Gaius Julius Polybius (fl. 1st century ) was a freedman of Emperor Claudius who was elevated to the secretariat during his reign.

==Early career==
He was a freedmen of Claudius and assisted him in his literary, judicial and historical pursuits as a researcher before the emperor's accession. His name indicates that he originally belonged to the Julii.

==Emperor Claudius==
===A studiis===
In January 41 AD, Claudius became emperor and Polybius' gained an official role in the imperial bureaucracy, with the title A studiis. The a studiis was the Imperial Secretary of Research and Records.

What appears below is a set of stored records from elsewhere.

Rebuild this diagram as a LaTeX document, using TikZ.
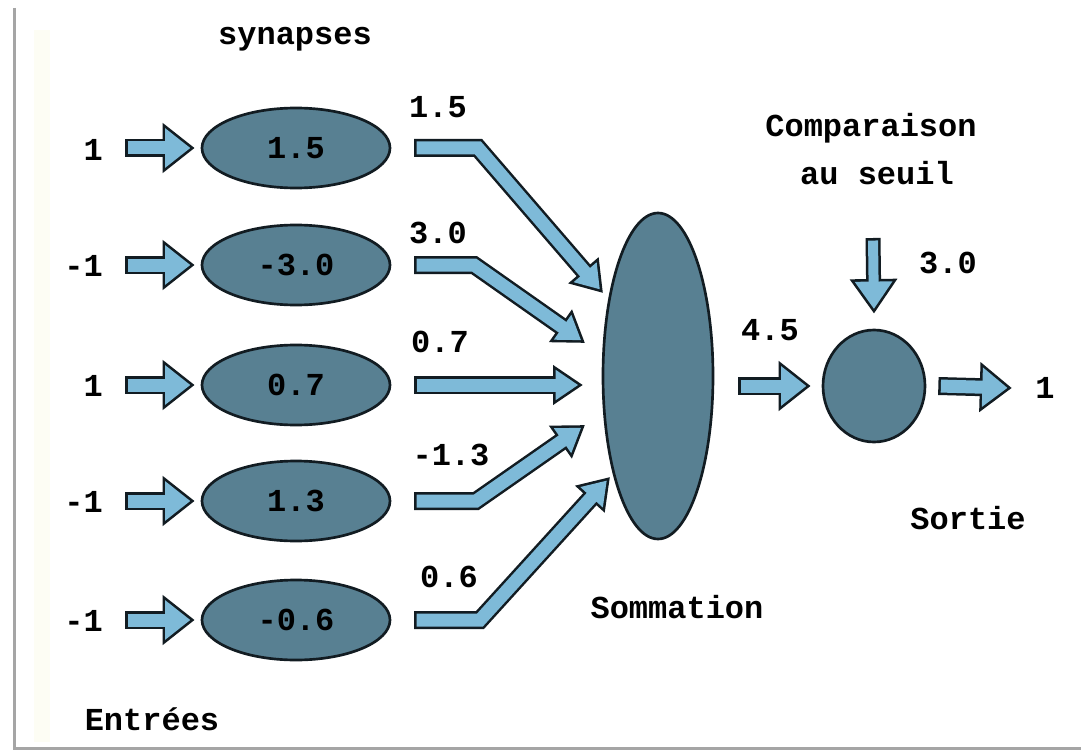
\documentclass[tikz,border=0pt]{standalone}
\usepackage{fontspec}
\newfontfamily\lmono{Liberation Mono}
\usetikzlibrary{shapes.geometric,arrows.meta}
\definecolor{ellfill}{RGB}{88,128,146}
\definecolor{arrfill}{RGB}{126,186,216}
\definecolor{edgec}{RGB}{18,28,34}
\definecolor{framec}{RGB}{165,165,165}
\definecolor{stripc}{RGB}{253,253,244}
\begin{document}
\begin{tikzpicture}[x=0.75pt,y=-0.75pt,
  txt/.style={font=\lmono\bfseries\fontsize{24}{28}\selectfont, text=black, inner sep=0pt},
  syn/.style={ellipse, draw=edgec, fill=ellfill, line width=2pt, inner sep=0pt,
    minimum width=141pt, minimum height=60pt, font=\lmono\bfseries\fontsize{24}{28}\selectfont},
  big/.style={ellipse, draw=edgec, fill=ellfill, line width=2pt, inner sep=0pt},
  blkbig/.style={draw=edgec, line width=13.5pt, line join=miter,
    -{Triangle[length=24pt,width=36pt]},
    postaction={draw=arrfill, line width=9.75pt, -{Triangle[length=18.9pt,width=28.35pt]},
      shorten >=3.2pt, shorten <=1.9pt}},
  blksmall/.style={draw=edgec, line width=13.5pt, line join=miter,
    -{Triangle[length=22.5pt,width=28.5pt]},
    postaction={draw=arrfill, line width=9.75pt, -{Triangle[length=17pt,width=21.6pt]},
      shorten >=3.56pt, shorten <=1.9pt}},
  blkdown/.style={draw=edgec, line width=11.25pt, line join=miter,
    -{Triangle[length=26pt,width=34pt]},
    postaction={draw=arrfill, line width=7.5pt, -{Triangle[length=20.6pt,width=26.9pt]},
      shorten >=3.47pt, shorten <=1.9pt}}
]
\useasboundingbox (0,0) rectangle (1081,756);
\fill[white] (0,0) rectangle (1081,756);
\fill[stripc] (34,30) rectangle (50,742);
\draw[framec, line width=2.25pt] (14,8) -- (14,748) -- (1081,748);

% titles
\node[txt] (synlbl) at (295,39) {synapses};
\node[txt] (cmp) at (871,128) {Comparaison};
\node[txt] (seuil) at (877,173) {au seuil};
\node[txt] (somm) at (677,607) {Sommation};
\node[txt] (sortie) at (968,518) {Sortie};
\node[txt] (entr) at (152,719) {Entrées};

% inputs
\node[txt, anchor=east] (in1) at (103,150) {1};
\node[txt, anchor=east] (in2) at (103,266) {-1};
\node[txt, anchor=east] (in3) at (103,386) {1};
\node[txt, anchor=east] (in4) at (103,502) {-1};
\node[txt, anchor=east] (in5) at (103,621) {-1};

% synapses
\node[syn] (s1) at (296,148) {1.5};
\node[syn] (s2) at (296,265) {-3.0};
\node[syn] (s3) at (296,385) {0.7};
\node[syn] (s4) at (296,501) {1.3};
\node[syn] (s5) at (296,620) {-0.6};

% summation and threshold
\node[big, minimum width=82.5pt, minimum height=244.5pt] (sum) at (658,376) {};
\node[big, minimum width=76.5pt, minimum height=84pt] (thr) at (874,386) {};
\node[txt] (out) at (1045,388) {1};

% weight labels
\node[txt] (w1) at (438,107) {1.5};
\node[txt] (w2) at (438,233) {3.0};
\node[txt] (w3) at (440,342) {0.7};
\node[txt] (w4) at (451,455) {-1.3};
\node[txt] (w5) at (449,577) {0.6};
\node[txt] (wsum) at (770,330) {4.5};
\node[txt] (wthr) at (948,263) {3.0};

% input arrows
\foreach \i in {1,...,5}{
  \coordinate (a\i) at (in\i.east |- s\i.west);
  \draw[blkbig] ([xshift=16.5pt]a\i) -- ([xshift=-4.5pt]s\i.west);
}

% synapse outputs
\coordinate (t1) at (603,293);
\coordinate (t2) at (585,343);
\coordinate (t3) at (583,385);
\coordinate (t4) at (585,425);
\coordinate (t5) at (610,477);
\draw[blksmall] ([xshift=17pt]s1.east) -- ++(64,0) -- (t1);
\draw[blksmall] ([xshift=17pt]s2.east) -- ++(60,0) -- (t2);
\draw[blksmall] ([xshift=17pt]s3.east) -- (t3);
\draw[blksmall] ([xshift=17pt]s4.east) -- ++(62,0) -- (t4);
\draw[blksmall] ([xshift=17pt]s5.east) -- ++(66,0) -- (t5);

% sum -> threshold
\coordinate (a45) at (sum.east |- thr.west);
\draw[blkbig] ([xshift=18pt]a45) -- ([xshift=-8.25pt]thr.west);

% threshold input
\coordinate (thtop) at (873,238);
\draw[blkdown] (thtop) -- ([yshift=11.25pt]thr.north);

% output
\draw[blkbig] ([xshift=9pt]thr.east) -- ([xshift=-17.5pt]out.west);
\end{tikzpicture}
\end{document}
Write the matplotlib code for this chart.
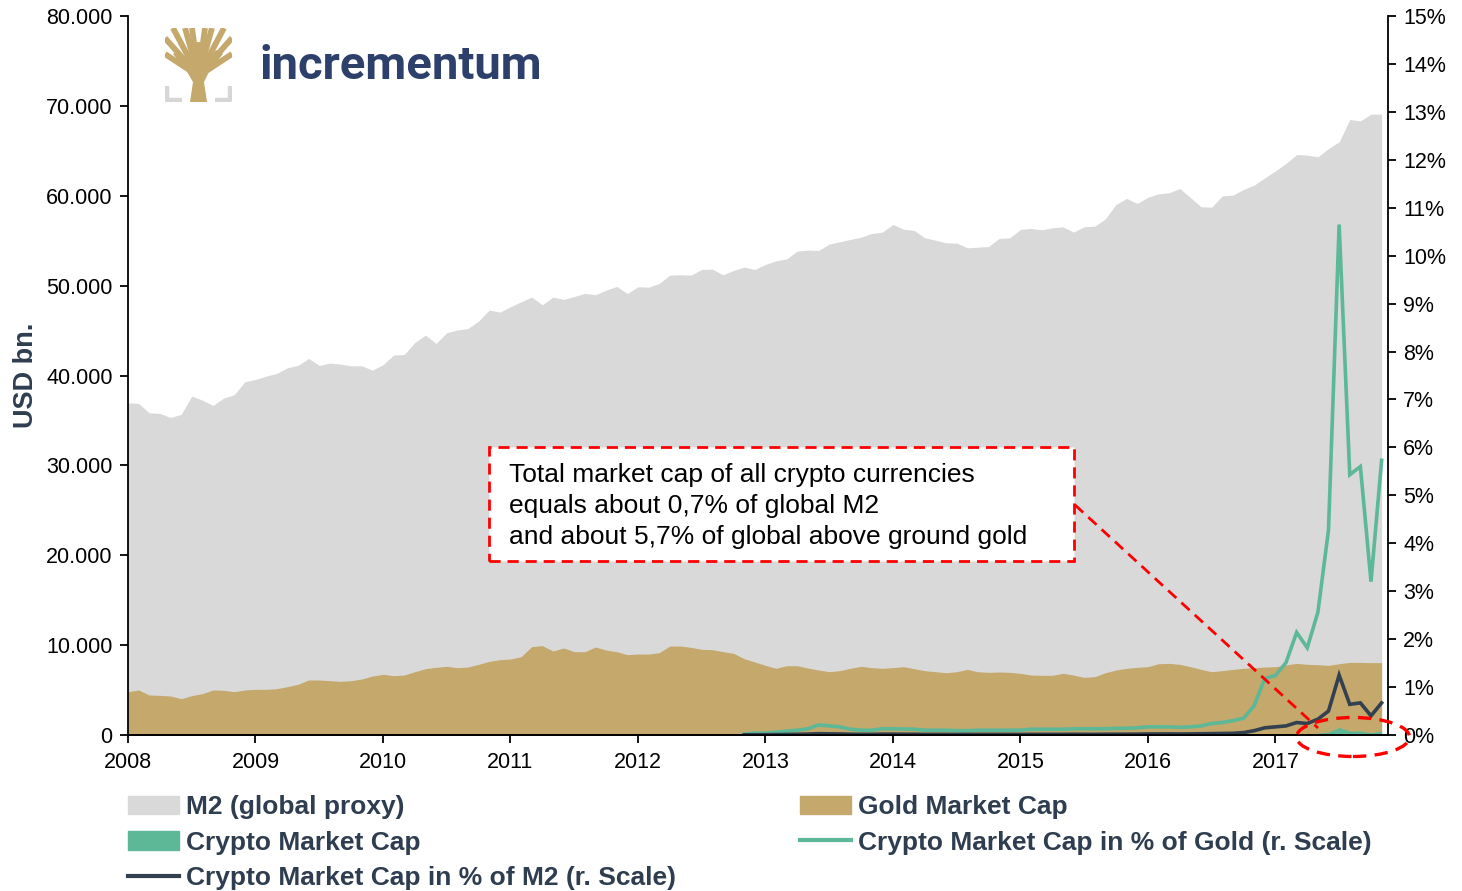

It was one of the key "Palatine" offices created or expanded by Claudius, who reigned from 41 to 54 AD, to centralize power within the Emperor's household. He was one of three major administrators under Claudius, along with Pallas and Narcissus.

Suetonius, the biographer and secretary to the Emperor Hadrian, claims that Claudius was so appreciative of his help that Polybius was allowed to walk between the consuls when on official business.

===Ad Polybium===
Around 43 AD, when Polybius lost a brother, the exiled Seneca the Younger wrote his famous Ad Polybium in response to flatter Polybus. The intent seems to have been to gain Polybius' support for Seneca's recall to Rome. In the work, Polybius is praised for his loyalty to Claudius, but is also admonished that service to an emperor must come before grief. It had no effect on the freedman and Seneca remained in exile.

===Execution===
In 47 CE, disloyalty led Polybius to his downfall. He was executed for crimes against the state, supporting the view that freedmen were still in a position inferior to emperor, whatever their influence. Ancient historians claimed that Empress Messalina, the third wife of Claudius, arranged for his death when she tired of him as a lover.

==Legacy==
He was probably the father of a prominent politician, Caius Julius Polybius, whose house was found in Pompeii.